The liquidators job is to buy closeouts and surplus inventory as cheap as possible. It is up to the seller to try to get as much as possible when they sell excess inventory. Somewhere in the middle should be a fair price that both parties can live with. The problem is the definition of the word fair. Closeout specialists have a very specific market niche that relies on aggressive pricing to move goods.
The truth is the world of closeouts and overstock is unforgiving. It often seems if we can’t almost give the stuff away we can’t get rid of it. Just because it sells at Walmart for $9.99 doesn’t mean it’s a great deal if our customers can sell it for $4.99. If it’s a baseball cap it’s still only worth $0.60. There’s an old saying that goes “you had to be there and you had to be me”; that’s kind of what it’s like trying to sell closeouts. When dealing with vendors that need to sell excess inventory, they are often surprised at the low quotes they are being given by liquidators.
Most of our vendors live in a completely different world than we do, making it challenging for each of us to fully understand the other’s perspective and viewpoint. Liquidators are forced to buy so cheap because they don’t want to be stuck with the same inventory the vendor is trying to get rid of. And for the very same reason they still have it – it’s overpriced. So the goal is to try to find that price that isn’t a total killer where the seller isn’t losing too much. From a liquidators perspective we want to buy in a safe zone; from the sellers perspective surplus inventory should always have more value.
Part of this comes back full circle to the very beginning. Was the inventory purchased at the right price to begin with? Did the importer have their own factory or did they have to pay more because they used an outside factory with a middleman acting as an agent? The percentage of original cost a liquidator pays is generally a function of the original price paid.

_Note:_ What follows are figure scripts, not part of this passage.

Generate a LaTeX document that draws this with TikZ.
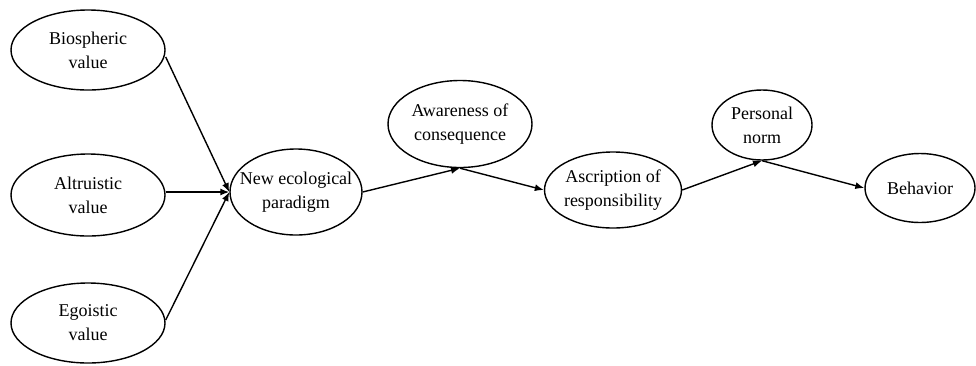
\documentclass[tikz,border=0pt]{standalone}
\usepackage{fontspec}
\setmainfont{Liberation Serif}
\usetikzlibrary{shapes.geometric,arrows.meta}
\begin{document}
\begin{tikzpicture}[x=1pt,y=-1pt,
  ell/.style={draw,ellipse,line width=1.4pt,inner xsep=-16pt,inner ysep=-6pt,align=center,
    font=\fontsize{18}{24}\selectfont},
  conn/.style={line width=1.4pt,-{Latex[length=9pt,width=7pt]}}]
\useasboundingbox (0,0) rectangle (976,365);
\node[ell,minimum width=154pt,minimum height=80pt] (bio) at (88,50) {Biospheric\\value};
\node[ell,minimum width=154pt,minimum height=82pt] (alt) at (88,195) {Altruistic\\value};
\node[ell,minimum width=154pt,minimum height=80pt] (ego) at (88,323) {Egoistic\\value};
\node[ell,minimum width=132pt,minimum height=86pt] (nep) at (296,192) {New ecological\\paradigm};
\node[ell,minimum width=144pt,minimum height=87pt] (awa) at (460,124) {Awareness of\\consequence};
\node[ell,minimum width=137pt,minimum height=76pt] (asc) at (613,190) {Ascription of\\responsibility};
\node[ell,minimum width=100pt,minimum height=70pt] (pn) at (762,125) {Personal\\norm};
\node[ell,minimum width=110pt,minimum height=69pt] (beh) at (920,188) {Behavior};
\draw[conn] (bio.east) ++(0,7) -- (nep.west);
\draw[conn] (alt.east |- nep.west) -- (nep.west);
\draw[conn] (ego.east) ++(0,-3) -- (nep.west);
\draw[conn] (nep.east) -- (awa.south);
\draw[conn] (awa.south) -- (asc.west);
\draw[conn] (asc.east) -- (pn.south);
\draw[conn] (pn.south) -- (beh.west);
\end{tikzpicture}
\end{document}
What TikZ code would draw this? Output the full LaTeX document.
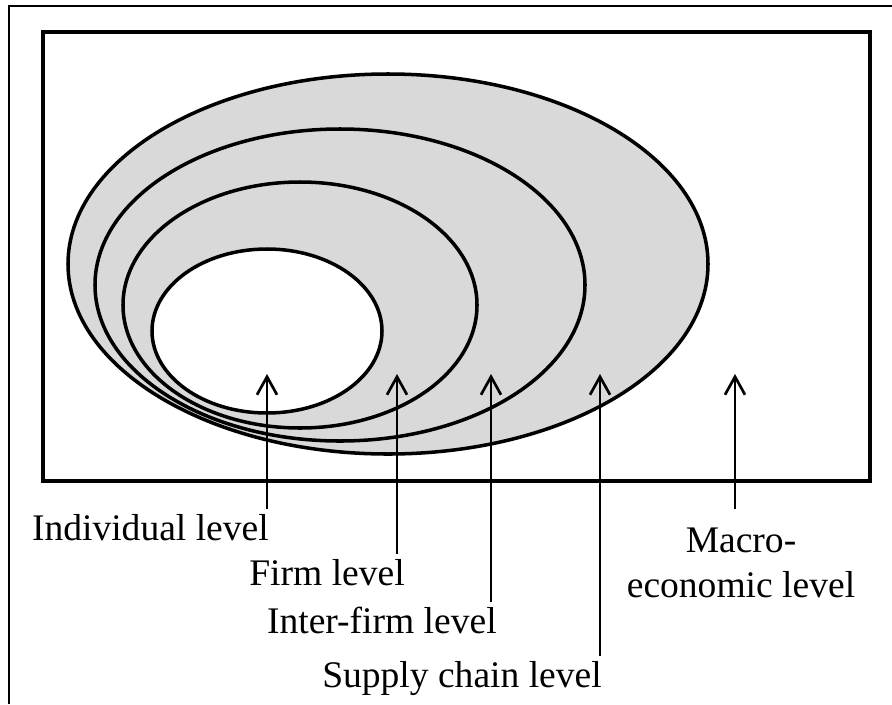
\documentclass[tikz,border=0pt]{standalone}
\usepackage{fontspec}
\setmainfont{Liberation Serif}
\usetikzlibrary{arrows.meta}
\definecolor{ringgray}{RGB}{217,217,217}

\begin{document}
\begin{tikzpicture}[x=0.025cm, y=-0.025cm,
    ring/.style={draw=black, line width=2.5pt, fill=ringgray},
    lvl/.style={font=\fontsize{26.7}{32}\selectfont, inner xsep=0pt, inner ysep=3pt},
    up/.style={line width=1.9pt, -{Straight Barb[length=4.5mm, width=5mm]}}
  ]
    \useasboundingbox (0,0) rectangle (892,704);
    % frame
    \draw[line width=1.5pt] (9,704) -- (9,6) -- (892,6);
    \draw[line width=2.9pt] (43,32) rectangle (870,481);
    % rings, outer to inner
    \draw[ring] (388,264) ellipse [x radius=320, y radius=190];
    \draw[ring] (340,285) ellipse [x radius=245, y radius=156];
    \draw[ring] (300,305) ellipse [x radius=177, y radius=123];
    \draw[ring, fill=white] (267,331) ellipse [x radius=115, y radius=82];
    % arrow tips
    \coordinate (t1) at (267,374);
    \coordinate (t2) at (397,374);
    \coordinate (t3) at (491,374);
    \coordinate (t4) at (600,374);
    \coordinate (t5) at (735,374);
    % Individual
    \node[lvl, anchor=base east] (indiv) at (269,540) {Individual level};
    \draw[up] (t1 |- indiv.north) -- (t1);
    % Firm
    \node[lvl, anchor=base east] (firm) at (405,585) {Firm level};
    \draw[up] (t2 |- firm.north) -- (t2);
    % Inter-firm
    \node[lvl, anchor=base east] (inter) at (497,633) {Inter-firm level};
    \draw[up] (t3 |- inter.north) -- (t3);
    % Supply chain
    \node[lvl, anchor=base east] (supply) at (602,687) {Supply chain level};
    \draw[up] (t4 |- supply.north) -- (t4);
    % Macro-economic
    \node[lvl, align=center, anchor=base, inner ysep=13pt] (macro) at (741,597) {Macro-\\economic level};
    \draw[up] (t5 |- macro.north) -- (t5);
  \end{tikzpicture}
\end{document}
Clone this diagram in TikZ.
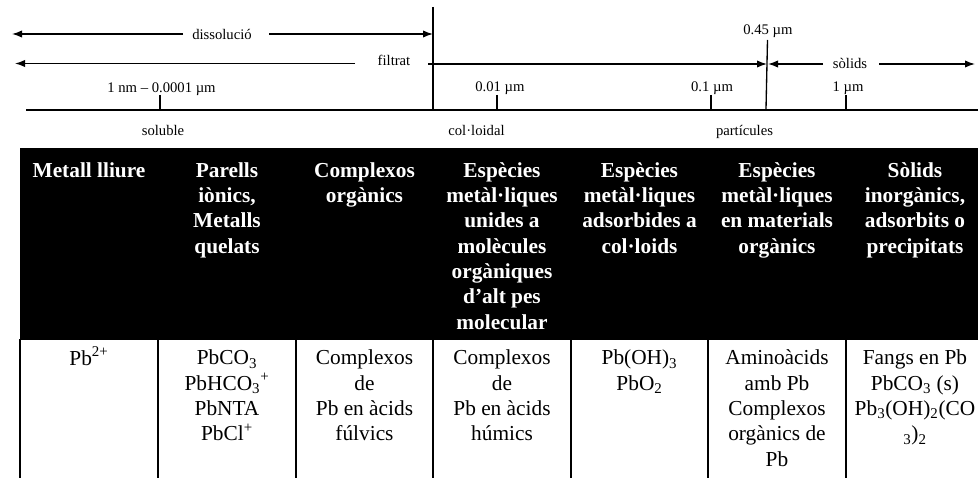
\documentclass[tikz,border=0pt]{standalone}
\usepackage{fontspec}
\setmainfont{Liberation Serif}
\usetikzlibrary{arrows.meta}
\lineskiplimit=-100pt
\begin{document}
\begin{tikzpicture}[x=0.75pt,y=-0.75pt,
  lbl/.style={font=\fontsize{11}{13}\selectfont, inner sep=0pt, anchor=base},
  rule/.style={line width=1pt, black},
  arr/.style={rule, -{Latex[length=7.5pt,width=5.5pt]}},
  hd/.style={font=\fontsize{16}{19}\selectfont\bfseries, text=white,
             align=center, inner sep=0pt, anchor=north},
  cell/.style={font=\fontsize{16}{19}\selectfont,
               align=center, inner sep=0pt, anchor=north},
  gridline/.style={line width=1.3pt, black}
]
\useasboundingbox (0,0) rectangle (978,478);

% ---- size scale ----
\node[lbl] (dis) at (222,40) {dissolució};
\node[lbl] (fil) at (394,66) {filtrat};
\node[lbl] (sol) at (850,69) {sòlids};
\node[lbl] (p45) at (768,35) {0.45 µm};
\node[lbl] (t1) at (161.5,93) {1 nm – 0.0001 µm};
\node[lbl] (t2) at (500,92) {0.01 µm};
\node[lbl] (t3) at (712,92) {0.1 µm};
\node[lbl] (t4) at (848,92) {1 µm};
\node[lbl] (r1) at (163,135) {soluble};
\node[lbl] (r2) at (476.5,135) {col·loidal};
\node[lbl] (r3) at (744.5,135) {partícules};

% end points of the range arrows and scale lines
\coordinate (d0) at (12,34);   \coordinate (d1) at (183,34);
\coordinate (d2) at (269,34);  \coordinate (d3) at (433,34);
\coordinate (f0) at (15,63.5); \coordinate (f1) at (355,63.5);
\coordinate (f2) at (428,64);  \coordinate (f3) at (767,64);
\coordinate (s0) at (768,64);  \coordinate (s1) at (823,64);
\coordinate (s2) at (879,64);  \coordinate (s3) at (975,64);
\coordinate (vtop) at (433,7); \coordinate (vbot) at (433,110);
\coordinate (qtop) at (767.5,40); \coordinate (qbot) at (766,109);
\coordinate (ax0) at (26,110); \coordinate (ax1) at (978,110);

\draw[arr] (d1) -- (d0);
\draw[arr] (d2) -- (d3);
\draw[arr] (f1) -- (f0);
\draw[arr] (f2) -- (f3);
\draw[arr] (s1) -- (s0);
\draw[arr] (s2) -- (s3);
\draw[rule] (vtop) -- (vbot);
\draw[rule] (qtop) -- (qbot);
\draw[rule] (ax0) -- (ax1);
\foreach \x in {160,497,711,846}
  \draw[rule] (\x,95) -- (\x,110);

% ---- table ----
\fill[black] (20,147.5) rectangle (978,340);
\foreach \x in {20,158,296,433,571,708,846}
  \draw[gridline] (\x,339) -- (\x,478);

% header row
\node[hd] (h1) at (89,159.3)    {\strut Metall lliure};
\node[hd] (h2) at (227,159.3)   {\strut Parells\\iònics,\\Metalls\\quelats};
\node[hd] (h3) at (364.5,159.3) {\strut Complexos\\orgànics};
\node[hd] (h4) at (502,159.3)   {\strut Espècies\\metàl·liques\\unides a\\molècules\\orgàniques\\d’alt pes\\molecular};
\node[hd] (h5) at (639.5,159.3) {\strut Espècies\\metàl·liques\\adsorbides a\\col·loids};
\node[hd] (h6) at (777,159.3)   {\strut Espècies\\metàl·liques\\en materials\\orgànics};
\node[hd] (h7) at (915,159.3)   {\strut Sòlids\\inorgànics,\\adsorbits o\\precipitats};

% example species
\node[cell] (c1) at (89,346.8)    {\strut Pb\textsuperscript{2+}};
\node[cell] (c2) at (227,346.8)   {\strut PbCO\textsubscript{3}\\PbHCO\textsubscript{3}\textsuperscript{+}\\PbNTA\\PbCl\textsuperscript{+}};
\node[cell] (c3) at (364.5,346.8) {\strut Complexos\\de\\Pb en àcids\\fúlvics};
\node[cell] (c4) at (502,346.8)   {\strut Complexos\\de\\Pb en àcids\\húmics};
\node[cell] (c5) at (639.5,346.8) {\strut Pb(OH)\textsubscript{3}\\PbO\textsubscript{2}};
\node[cell] (c6) at (777,346.8)   {\strut Aminoàcids\\amb Pb\\Complexos\\orgànics de\\Pb};
\node[cell] (c7) at (915,346.8)   {\strut Fangs en Pb\\PbCO\textsubscript{3} (s)\\Pb\textsubscript{3}(OH)\textsubscript{2}(CO\\\textsubscript{3})\textsubscript{2}};
\end{tikzpicture}
\end{document}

Selling surplus inventory is part of running any wholesale business. The key is to have enough fires in the iron so that when something needs to be sold off at a loss, it does not affect the entire operation. If 99 product lines are successful and one has to be sold for a total loss, it’s only a small problem. But for the company who only has one line and they are forced to sell excess inventory and liquidate everything, it can be a total loss. There are many factors that come into play including the size of the company, how broad the product line is, the original cost of goods, and how much inventory is involved.